Distribution celebrates the diverse legacy of Hispanic heritage

By Brianne M. Bender DLA Distribution Public Affairs

DLA Distribution Susquehanna, Pennsylvania, along with DLA Distribution’s Multicultural Committee, planned a celebration of the culture, traditions and history of Hispanic Heritage Month with a program held on Wednesday, Sept. 26.

The Hispanic Heritage observance began in 1968 as Hispanic Heritage Week under President Lyndon Johnson and was expanded by President Ronald Reagan in 1988 to cover a 30-day period starting on September 15 and ending on October 15.  It was enacted into law on August 17, 1988, on the approval of Public Law 100-402. This year’s theme, chosen by the National Council of Hispanic Employment Managers is: “Hispanics: One Endless Voice to Enhance our Traditions.” 

DLA Distribution Susquehanna commander, Army Col. March Callis welcomed everyone in attendance and gave a brief synopsis on the history of Hispanic Heritage Month.

“We are grateful for the innumerable contributions Hispanic Americans make to our society,” explained Callis. “We are especially grateful for the 1.2 million Hispanic-American men and women who have answered the call to serve in our armed forces.” 

Callis then introduced the keynote speaker, DLA Distribution Susquehanna’s Jose Pagan-Bonilla. “Jose has a very interesting tale to tell us of hose his life journey led him through various U.S. military services and eventually here to the EDC in New Cumberland, Pennsylvania.”

Pagan-Bonilla began his presentation by thanking everyone for attending, and expressing what an honor it is to serve as a material handler supervisor at DLA Distribution Susquehanna, as well as guest speaker for the event.
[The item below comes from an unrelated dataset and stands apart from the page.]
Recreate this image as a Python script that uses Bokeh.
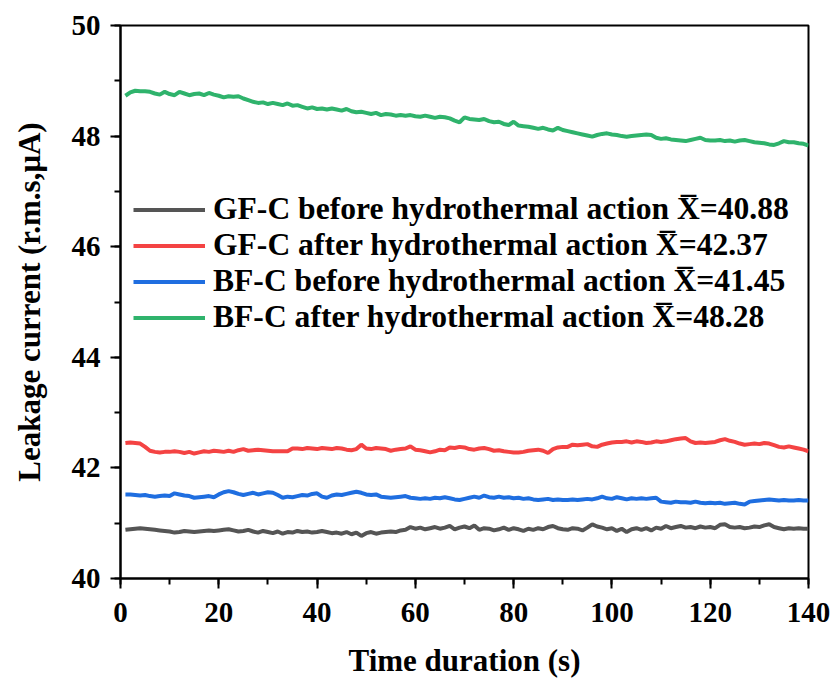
from bokeh.plotting import figure
from bokeh.models import Legend, LegendItem, Range1d, SingleIntervalTicker
from bokeh.embed import file_html
from bokeh.resources import INLINE

# Time axis (s), one reading per second
time_s = list(range(1, 141))

gf_before = [
    40.88, 40.89, 40.90, 40.91, 40.90, 40.89, 40.88, 40.87, 40.86, 40.85,
    40.83, 40.84, 40.86, 40.85, 40.84, 40.85, 40.86, 40.87, 40.86, 40.87,
    40.88, 40.89, 40.87, 40.85, 40.86, 40.88, 40.85, 40.83, 40.86, 40.84,
    40.82, 40.85, 40.81, 40.84, 40.83, 40.86, 40.84, 40.85, 40.83, 40.84,
    40.86, 40.84, 40.82, 40.83, 40.81, 40.84, 40.80, 40.83, 40.77, 40.82,
    40.84, 40.81, 40.83, 40.84, 40.85, 40.84, 40.87, 40.88, 40.93, 40.90,
    40.92, 40.89, 40.91, 40.93, 40.90, 40.92, 40.95, 40.89, 40.92, 40.94,
    40.91, 40.96, 40.88, 40.91, 40.90, 40.87, 40.89, 40.92, 40.88, 40.91,
    40.89, 40.86, 40.90, 40.88, 40.91, 40.89, 40.93, 40.95, 40.91, 40.89,
    40.88, 40.91, 40.90, 40.87, 40.92, 40.98, 40.94, 40.92, 40.89, 40.91,
    40.86, 40.90, 40.84, 40.89, 40.91, 40.88, 40.91, 40.87, 40.92, 40.90,
    40.95, 40.91, 40.93, 40.95, 40.92, 40.93, 40.91, 40.94, 40.92, 40.93,
    40.91, 40.97, 40.98, 40.93, 40.92, 40.93, 40.91, 40.92, 40.94, 40.93,
    40.96, 40.98, 40.93, 40.91, 40.89, 40.91, 40.90, 40.91, 40.90, 40.90,
]

gf_after = [
    42.45, 42.46, 42.45, 42.44, 42.38, 42.31, 42.29, 42.28, 42.29, 42.29,
    42.30, 42.29, 42.27, 42.29, 42.26, 42.28, 42.30, 42.29, 42.31, 42.30,
    42.29, 42.31, 42.29, 42.32, 42.34, 42.31, 42.32, 42.33, 42.32, 42.31,
    42.30, 42.30, 42.30, 42.30, 42.35, 42.35, 42.34, 42.36, 42.35, 42.34,
    42.36, 42.35, 42.34, 42.36, 42.35, 42.33, 42.32, 42.34, 42.42, 42.35,
    42.34, 42.36, 42.35, 42.34, 42.31, 42.33, 42.34, 42.35, 42.39, 42.33,
    42.32, 42.30, 42.28, 42.30, 42.33, 42.32, 42.37, 42.36, 42.38, 42.37,
    42.34, 42.33, 42.35, 42.36, 42.34, 42.31, 42.32, 42.30, 42.29, 42.28,
    42.28, 42.29, 42.31, 42.32, 42.33, 42.31, 42.27, 42.34, 42.37, 42.38,
    42.38, 42.42, 42.41, 42.42, 42.43, 42.39, 42.38, 42.42, 42.44, 42.46,
    42.47, 42.47, 42.48, 42.46, 42.48, 42.47, 42.45, 42.46, 42.48, 42.47,
    42.48, 42.50, 42.52, 42.53, 42.54, 42.48, 42.45, 42.46, 42.45, 42.46,
    42.47, 42.50, 42.52, 42.49, 42.47, 42.44, 42.42, 42.43, 42.44, 42.43,
    42.45, 42.44, 42.41, 42.38, 42.37, 42.39, 42.37, 42.35, 42.33, 42.30,
]

bf_before = [
    41.52, 41.52, 41.51, 41.50, 41.51, 41.49, 41.48, 41.49, 41.50, 41.49,
    41.54, 41.52, 41.50, 41.49, 41.46, 41.47, 41.48, 41.49, 41.47, 41.52,
    41.56, 41.58, 41.56, 41.53, 41.51, 41.53, 41.55, 41.52, 41.54, 41.56,
    41.55, 41.51, 41.46, 41.48, 41.47, 41.49, 41.51, 41.50, 41.53, 41.54,
    41.48, 41.46, 41.50, 41.52, 41.51, 41.53, 41.55, 41.57, 41.55, 41.52,
    41.51, 41.52, 41.48, 41.47, 41.46, 41.47, 41.48, 41.49, 41.46, 41.45,
    41.44, 41.45, 41.44, 41.46, 41.45, 41.47, 41.45, 41.43, 41.42, 41.44,
    41.46, 41.48, 41.46, 41.50, 41.47, 41.46, 41.48, 41.46, 41.47, 41.45,
    41.46, 41.44, 41.45, 41.43, 41.42, 41.43, 41.44, 41.42, 41.43, 41.42,
    41.42, 41.43, 41.42, 41.43, 41.44, 41.43, 41.45, 41.48, 41.45, 41.44,
    41.47, 41.45, 41.43, 41.45, 41.44, 41.45, 41.44, 41.45, 41.46, 41.39,
    41.38, 41.37, 41.39, 41.38, 41.38, 41.37, 41.39, 41.37, 41.36, 41.37,
    41.36, 41.37, 41.35, 41.36, 41.37, 41.35, 41.34, 41.39, 41.40, 41.41,
    41.42, 41.43, 41.42, 41.41, 41.42, 41.41, 41.41, 41.42, 41.41, 41.41,
]

bf_after = [
    48.73, 48.79, 48.82, 48.81, 48.81, 48.80, 48.77, 48.75, 48.80, 48.76,
    48.74, 48.80, 48.77, 48.74, 48.76, 48.77, 48.74, 48.78, 48.75, 48.73,
    48.70, 48.72, 48.71, 48.72, 48.68, 48.65, 48.62, 48.60, 48.61, 48.58,
    48.60, 48.58, 48.56, 48.59, 48.55, 48.56, 48.53, 48.50, 48.52, 48.49,
    48.50, 48.48, 48.50, 48.48, 48.46, 48.49, 48.45, 48.43, 48.44, 48.42,
    48.40, 48.42, 48.38, 48.40, 48.39, 48.37, 48.38, 48.37, 48.38, 48.36,
    48.35, 48.37, 48.35, 48.33, 48.35, 48.34, 48.32, 48.28, 48.25, 48.34,
    48.31, 48.30, 48.29, 48.31, 48.27, 48.25, 48.26, 48.22, 48.20, 48.26,
    48.19, 48.18, 48.17, 48.15, 48.13, 48.15, 48.12, 48.10, 48.15, 48.11,
    48.09, 48.07, 48.05, 48.03, 48.01, 47.99, 48.02, 48.04, 48.05, 48.03,
    48.02, 48.00, 47.99, 48.00, 48.01, 48.02, 48.03, 48.02, 47.97, 47.95,
    47.96, 47.94, 47.93, 47.92, 47.91, 47.93, 47.95, 47.97, 47.93, 47.92,
    47.92, 47.93, 47.91, 47.92, 47.90, 47.92, 47.93, 47.91, 47.89, 47.88,
    47.87, 47.85, 47.84, 47.87, 47.91, 47.89, 47.89, 47.87, 47.86, 47.83,
]

series_labels = [
    "GF-C before hydrothermal action X\u0305=40.88",
    "GF-C after hydrothermal action X\u0305=42.37",
    "BF-C before hydrothermal action X\u0305=41.45",
    "BF-C after hydrothermal action X\u0305=48.28",
]
series_colors = ["#555555", "#f44343", "#1f6ee0", "#2fb36c"]
series_values = [gf_before, gf_after, bf_before, bf_after]

FONT = "Liberation Serif"

p = figure(
    width=834, height=680,
    x_range=Range1d(0, 140), y_range=Range1d(40, 50),
    output_backend="svg", toolbar_location=None,
    min_border_left=120, min_border_right=26,
    min_border_top=25, min_border_bottom=102,
    background_fill_color="white", border_fill_color="white",
)
p.outline_line_color = "black"
p.outline_line_width = 2
p.xgrid.visible = False
p.ygrid.visible = False

p.xaxis.ticker = SingleIntervalTicker(interval=20, num_minor_ticks=2)
p.yaxis.ticker = SingleIntervalTicker(interval=2, num_minor_ticks=2)
p.xaxis.axis_label = "Time duration (s)"
p.yaxis.axis_label = "Leakage current (r.m.s,\u03bcA)"

for ax in (p.xaxis[0], p.yaxis[0]):
    ax.axis_line_color = "black"
    ax.axis_line_width = 2
    ax.major_tick_line_color = "black"
    ax.major_tick_line_width = 2
    ax.minor_tick_line_color = "black"
    ax.minor_tick_line_width = 2
    ax.major_tick_in = 0
    ax.major_tick_out = 10
    ax.minor_tick_in = 0
    ax.minor_tick_out = 6
    ax.major_label_text_font = FONT
    ax.major_label_text_font_style = "bold"
    ax.major_label_text_font_size = "29px"
    ax.major_label_text_color = "black"
    ax.axis_label_text_font = FONT
    ax.axis_label_text_font_style = "bold"
    ax.axis_label_text_font_size = "31px"
    ax.axis_label_text_color = "black"

p.xaxis.major_label_standoff = 14
p.yaxis.major_label_standoff = 10
p.xaxis.axis_label_standoff = 18
p.yaxis.axis_label_standoff = 22

items = []
for label, color, vals in zip(series_labels, series_colors, series_values):
    r = p.line(time_s, vals, line_color=color, line_width=4)
    items.append(LegendItem(label=label, renderers=[r]))

legend = Legend(
    items=items,
    location=(13, 243),
    background_fill_alpha=0,
    border_line_alpha=0,
    label_text_font=FONT,
    label_text_font_style="bold",
    label_text_font_size="31.6px",
    label_text_color="black",
    glyph_width=72,
    glyph_height=35,
    label_height=35,
    label_standoff=8,
    spacing=0,
    padding=0,
    margin=0,
)
p.add_layout(legend, "center")

open("out.html", "w").write(file_html(p, INLINE))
Pagan-Bonilla explained the importance of the Hispanic and Latino heritage and the rich and diverse cultural legacy. “From Spain to Mexica, Panama to Puerto Rico, Ecuador to Chile, and Peru to the United States of America, Hispanic people are widespread. They reflect a wealth of cultural diversity, along with a common language heritage. They have developed their own remarkable blends of music, dance, art, cultural traditions and of course food.”

He went on to say “Hispanic cultures around the world are unique in their own ways yet share a common core of similarities, a certain inner pride in what it means to be Latin.”

Hispanics today form the fastest-growing ethnic minority in the United States. Numbering at about 55 million, they make up the second largest minority in the nation, African Americans being the largest. About 60 percent of these Hispanics trace their origin to Mexico.

Additionally, the event included that National Anthem sung by Josiah DeRoos, invocation delivered by Pastor Pavel Maftey and concluded with a Spanish song performed by Juan Ramon Cornejo, Jr.